What a conception ! After this can we wonder that the "united " party are at loggerheads ? Such an absurd statement prepares the reader for the following:

"The Marxian theory of value is no more tenable to-day than the Darwinian, or rather Lamarckian, theory of the transmission of acquired characteristics. The catastrophic collapse of capitalist society caused by its own development has been falsified by events and greater economic knowledge. Controlled as the system is by human agencies, it adapts itself to new circumstances, and will endure as long as society is content that it shall. The phrases themselves do no harm; they are debatable matters. The evil arises when they are elevated into dogmas the acceptance of which is essential to salvation.

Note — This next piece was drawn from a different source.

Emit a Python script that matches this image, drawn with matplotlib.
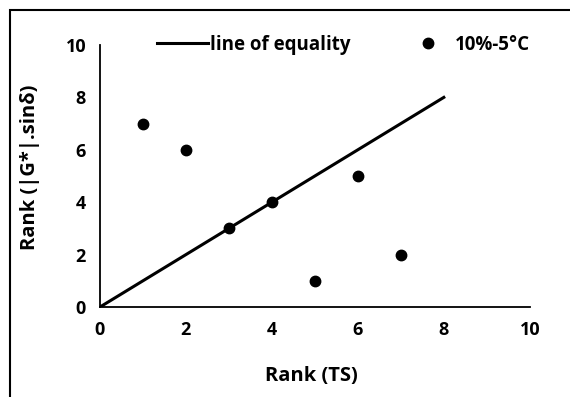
import matplotlib.pyplot as plt
from matplotlib.patches import Rectangle

rank_ts = [1, 2, 3, 4, 5, 6, 7]
rank_g = [7, 6, 3, 4, 1, 5, 2]
equality_x = [0, 8]
equality_y = [0, 8]
ticks = [0, 2, 4, 6, 8, 10]

plt.rcParams['font.family'] = ['Open Sans', 'DejaVu Sans']
plt.rcParams['font.weight'] = 'bold'

fig = plt.figure(figsize=(5.7, 3.97), dpi=100)
ax = fig.add_axes([0.1754, 0.2267, 0.754, 0.66])

ax.plot(equality_x, equality_y, color='black', linewidth=2.2, label='line of equality')
ax.plot(rank_ts, rank_g, 'o', color='black', markersize=7.5, label='10%-5°C')

ax.set_xlim(0, 10)
ax.set_ylim(0, 10)
ax.set_xticks(ticks)
ax.set_yticks(ticks)
ax.tick_params(length=0, labelsize=13, pad=10)
for s in ['top', 'right']:
    ax.spines[s].set_visible(False)
for s in ['left', 'bottom']:
    ax.spines[s].set_linewidth(1.3)

ax.set_xlabel('Rank (TS)', fontsize=14.5, fontweight='bold')
ax.set_ylabel('Rank (|G*|.sinδ)', fontsize=14.5, fontweight='bold')
ax.xaxis.set_label_coords(0.492, -0.225)
ax.yaxis.set_label_coords(-0.14, 0.535)

ax.legend(loc='center', bbox_to_anchor=(0.603, 0.887), bbox_transform=fig.transFigure,
          ncol=2, frameon=False, fontsize=13.5, columnspacing=2.8, handlelength=2.7,
          handletextpad=0.1)

# outer frame (clipped at right and bottom like the source image)
fig.patches.append(Rectangle((10 / 570, -0.1), 1.1, 1 - 10 / 397 + 0.1,
                             transform=fig.transFigure, fill=False,
                             edgecolor='black', linewidth=1.5))

plt.savefig('out.png', dpi=100)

" Here, then, is our recantation ; let some poet of the movement set it forth in noble verse and some composer dignify it with solemn music: —

" I do not believe that Karl Marx was the son of God, nor do I believe in the Marxian theory of value.

" I do not believe in the infallibility of Darwin, nor his theory of evolution.

" I do not believe in the class war, nor do I desire class-consciousness."

With Grayson, Blatchford and the rest, Smart has routed out the scientific teaching of Marx, and asserts that "society is to be saved by love, and not hatred," we are to " love the sinners tho' we hate the sins."

So, you who propose joining the B.S.P., cast aside that hatred you feel for the boss and fall upon his neck as a brother long lost but newly found. Do not enter into a beastly class struggle, but gently wean him from his evil ways and ask him to join the B.S.P. Do all these things in love and gentleness, and, in the words of Smart, your " most extravagant hopes will be more than realised."

In the leader of "Justice" (same issue) this of love is extended to the political field, where, we are told, "the best course is to openly vote for the Conservatives," but strange to say, "in order to defeat the Liberals."

It is but the old policy with a new label. The old misleaders in new masks, endeavouring to gull the workers into again placing political power in the hands of the enemy. To hell with their "policy of love" ! There can be no love between robber and robbed. There can be but hatred—class hatred—bitter and deep. Hatred of the system and all who consciously support it, whatever be their title.

The B.S.P. is but another "blind alley," another move on the part of the capitalist henchmen, assisted by their weak-minded P.S.A. brethren, to throttle the revolutionary spirit arising among the toiling mass of poverty-stricken wage slaves. Its formation but makes greater the need to insist upon our determination to "wage war upon all other political parties," and to challenge them to show in debate, on platform or in print, wherein the Marxian position is unsound. No word-twisting on the part of those interested in the degradation of the workers ; no mumbo-jumbo of the politically insane, will affect us. On the rock of Marxian Socialism we have built the foundations of our Party, and none have yet shaken it.